BİZDE PEDOFİLİYE DAİR DE BİR VERİ TUTULMUYOR”

Adalet Bakanlığı her yıl suç istatistikleri tutuyor ve yayınlıyor ama bu istatistiklere baktığımızda sadece 103. maddeyle ilgili yapılan soruşturma ve kovuşturmalara dair sayısal verileri görebiliyoruz ama mükerrerlikle ilgili veri göremiyoruz. Koşullu salıvermeyle, denetimli serbestlikle saldığımız cinsel istismar faili yeniden suç işlemiş mi kaç kere işlemiş bunlara ilişkin bir istatistik varsa bile bizlerle paylaşılmıyor. Bizde pedofiliye dair de bir veri tutulmuyor. Ergenliğe girmemiş çocuklara karşı işlenen cinsel istismar suçları gerçekten kaynağı pedofili mi yoksa çocuğa daha rahat erişebildiği için mi fail bu suçu çocuk üzerinde gerçekleştirmiş bunu da bilmemiz mümkün değil.

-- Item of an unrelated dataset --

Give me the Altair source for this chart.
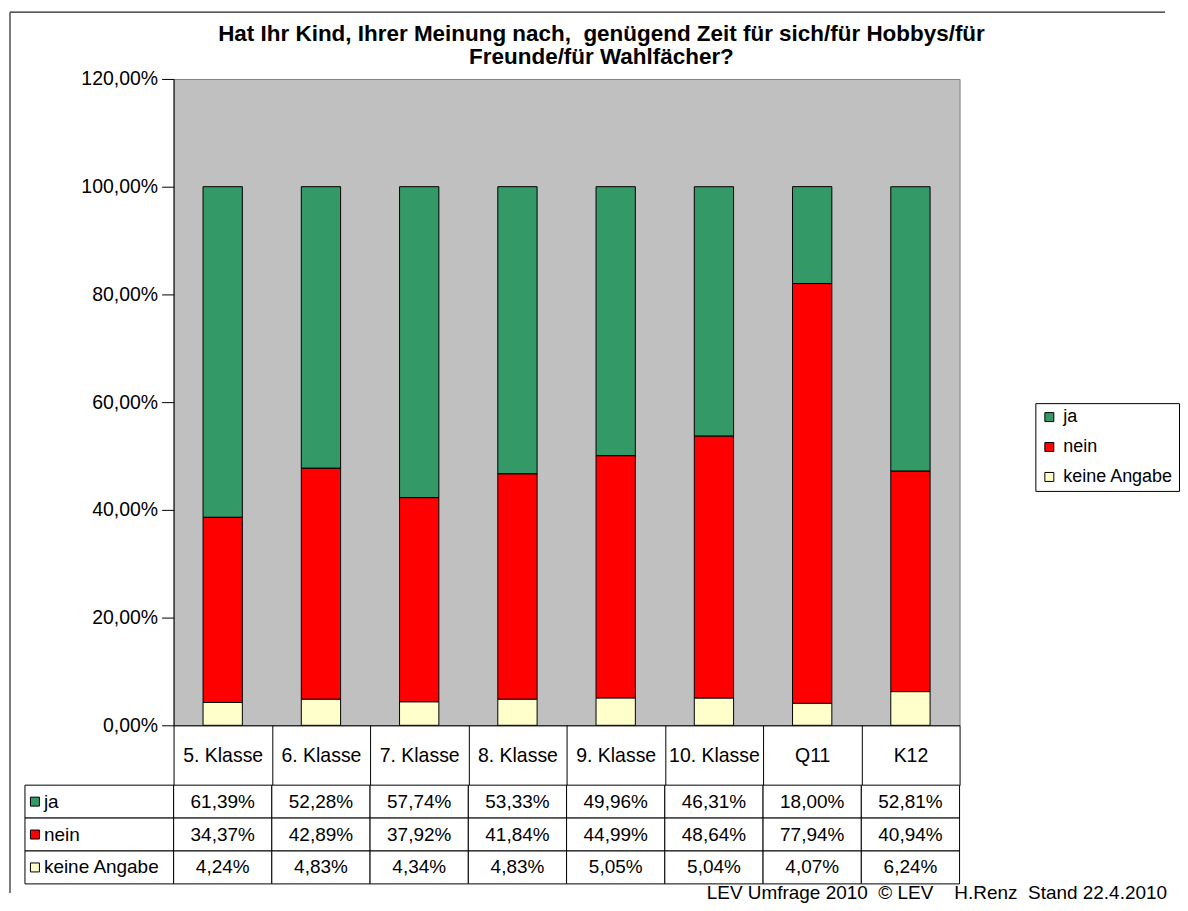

Pedofiliye dair verilerin olması ve bu kişilerin dürtülerini bastıracak tedbirlere, uygulanacak tedbirlere ihtiyaç var diye düşünüyorum.

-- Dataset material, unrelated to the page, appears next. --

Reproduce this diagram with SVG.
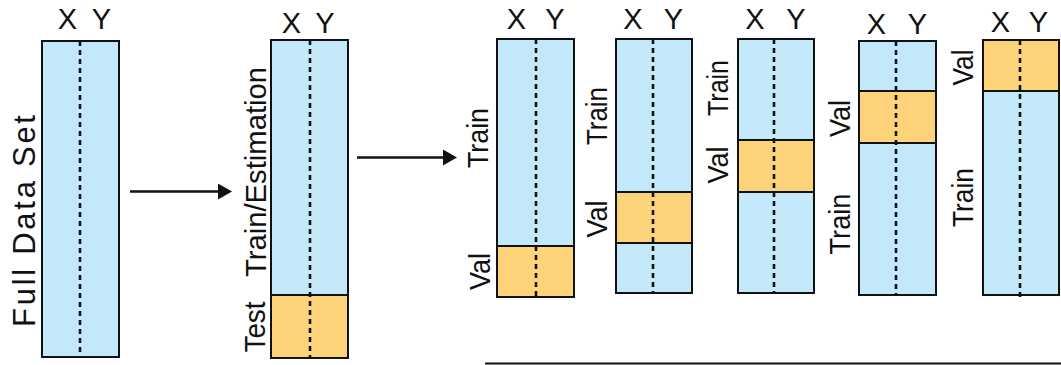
<svg xmlns="http://www.w3.org/2000/svg" width="1061" height="365" viewBox="0 0 1061 365">
<defs>
<style>
.tr{fill:#C2E8F9;stroke:#111;stroke-width:2}
.va{fill:#FDD37A;stroke:#111;stroke-width:2}
.ds{stroke:#111;stroke-width:2.6;stroke-dasharray:5 4;fill:none}
.xy{font-family:"Liberation Sans",Arial,sans-serif;font-size:29px;fill:#111;text-anchor:middle}
.lb{font-family:"Liberation Sans",Arial,sans-serif;font-size:29px;fill:#111;text-anchor:middle}
.cn{stroke:#111;stroke-width:2.6;fill:none}
</style>
<marker id="ah" viewBox="0 0 14 16" refX="0" refY="8" markerWidth="14" markerHeight="16" markerUnits="userSpaceOnUse" orient="auto">
<path d="M0,0 L14,8 L0,16 Z" fill="#111"/>
</marker>
</defs>

<g id="full">
<rect class="tr" x="42" y="41" width="77" height="316"/>
<line class="ds" x1="80" y1="41" x2="80" y2="357"/>
<text class="xy" x="67.5" y="29">X</text>
<text class="xy" x="101.5" y="29">Y</text>
<text class="lb" style="font-size:31px" transform="translate(35,221) rotate(-90)" textLength="212" lengthAdjust="spacing">Full Data Set</text>
</g>

<g id="split">
<rect class="tr" x="271" y="40" width="77" height="255"/>
<rect class="va" x="271" y="295" width="77" height="63"/>
<line class="ds" x1="310" y1="40" x2="310" y2="358"/>
<text class="xy" x="291.5" y="33">X</text>
<text class="xy" x="325" y="33">Y</text>
<text class="lb" transform="translate(266,172) rotate(-90)" textLength="210" lengthAdjust="spacingAndGlyphs">Train/Estimation</text>
<text class="lb" transform="translate(265,327) rotate(-90)" textLength="51" lengthAdjust="spacingAndGlyphs">Test</text>
</g>

<g id="fold1">
<rect class="tr" x="497" y="39" width="77" height="207"/>
<rect class="va" x="497" y="246" width="77" height="51"/>
<line class="ds" x1="536" y1="39" x2="536" y2="297"/>
<text class="xy" x="516.5" y="29">X</text>
<text class="xy" x="555" y="29">Y</text>
<text class="lb" transform="translate(488,138) rotate(-90)" textLength="60" lengthAdjust="spacingAndGlyphs">Train</text>
<text class="lb" transform="translate(490,271.5) rotate(-90)" textLength="37" lengthAdjust="spacingAndGlyphs">Val</text>
</g>

<g id="fold2">
<rect class="tr" x="616" y="39" width="76" height="254"/>
<rect class="va" x="616" y="192" width="76" height="51"/>
<line class="ds" x1="653" y1="39" x2="653" y2="293"/>
<text class="xy" x="633" y="29">X</text>
<text class="xy" x="673.5" y="29">Y</text>
<text class="lb" transform="translate(607,116) rotate(-90)" textLength="58" lengthAdjust="spacingAndGlyphs">Train</text>
<text class="lb" transform="translate(607,219) rotate(-90)" textLength="37" lengthAdjust="spacingAndGlyphs">Val</text>
</g>

<g id="fold3">
<rect class="tr" x="738" y="39" width="76" height="254"/>
<rect class="va" x="738" y="140" width="76" height="52"/>
<line class="ds" x1="774" y1="39" x2="774" y2="293"/>
<text class="xy" x="755" y="29">X</text>
<text class="xy" x="796" y="29">Y</text>
<text class="lb" transform="translate(728,88) rotate(-90)" textLength="56" lengthAdjust="spacingAndGlyphs">Train</text>
<text class="lb" transform="translate(728,165) rotate(-90)" textLength="37" lengthAdjust="spacingAndGlyphs">Val</text>
</g>

<g id="fold4">
<rect class="tr" x="859" y="41" width="77" height="254"/>
<rect class="va" x="859" y="91" width="77" height="52"/>
<line class="ds" x1="896" y1="41" x2="896" y2="295"/>
<text class="xy" x="876.5" y="34">X</text>
<text class="xy" x="917.5" y="34">Y</text>
<text class="lb" transform="translate(850,118.5) rotate(-90)" textLength="37" lengthAdjust="spacingAndGlyphs">Val</text>
<text class="lb" transform="translate(850,224) rotate(-90)" textLength="61" lengthAdjust="spacingAndGlyphs">Train</text>
</g>

<g id="fold5">
<rect class="tr" x="983" y="40" width="76" height="255"/>
<rect class="va" x="983" y="40" width="76" height="51"/>
<line class="ds" x1="1020" y1="40" x2="1020" y2="297"/>
<text class="xy" x="1000.5" y="32">X</text>
<text class="xy" x="1038.5" y="32">Y</text>
<text class="lb" transform="translate(973,67.5) rotate(-90)" textLength="36" lengthAdjust="spacingAndGlyphs">Val</text>
<text class="lb" transform="translate(973,197.5) rotate(-90)" textLength="59" lengthAdjust="spacingAndGlyphs">Train</text>
</g>

<g id="connectors">
<line class="cn" x1="130" y1="191.5" x2="218" y2="191.5" marker-end="url(#ah)"/>
<line class="cn" x1="357" y1="157.5" x2="443" y2="157.5" marker-end="url(#ah)"/>
<line x1="485" y1="363.5" x2="1061" y2="363.5" stroke="#111" stroke-width="2"/>
</g>
</svg>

AİLE BAKANLIĞININ DAVALARA KATILMA DURUMU ÇOK ETKİLİ DEĞİL”

Bakanlığın (Aile ve Sosyal Hizmetler Bakanlığı) davalara katılma durumunun da çok etkili olduğunu düşünmüyorum. Yasadan kaynaklanan şekli bir unsur yerine getiriliyor. Aile Bakanlığı’nın hem bu davalarda çocuk adına etkili bir savunma yapabilmesi için yeterli sayıda avukat istihdamı olduğunu düşünmüyorum hem de mevcut durumda etkili bir hizmet sunulduğunu da düşünmüyorum.

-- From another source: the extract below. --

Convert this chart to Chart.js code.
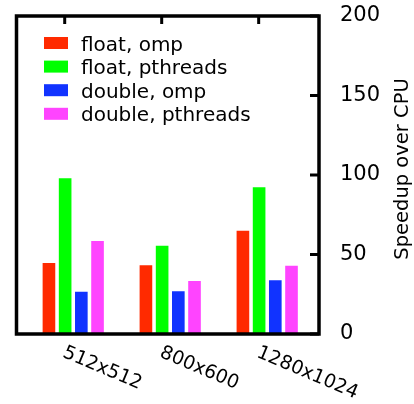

İSTİSMAR HÜKÜMLÜLERİ SALIVERİLME YA DA CEZA İNFAZINDAN SONRA DA TAKİP EDİLMELİ”

Bir kısım suçlarda idam cezasının uygulandığı ülkelerde bile suç işlenmesinin önüne geçilemediğini ve cezai yaptırımı idam olan suçların bile işlenmeye devam ettiğini görüyoruz. Suç aslında toplumsal bir sapma. Birey bir şekilde bu toplumsal sapma içerisine girdiyse infaz sisteminde sağlanmaya çalışılan şey de onu rehabilite etmek, yeniden topluma kazandırmak ve bu şekilde toplum barışını ve huzurunu, toplumu koruma yükümlülüğünü yerine getirmek. İstismar hükümlülerinin ne kadar rehabilite edildiği ve denetimli serbestlik ya da koşullu salıverme işleminden sonra ya da cezalarının tamamı infaz edildikten sonra takip edilip edilmedikleri, çocuklarla temas eden işlerde istihdam edilip edilmedikleri aslında takip edilmeli diye düşünüyorum.”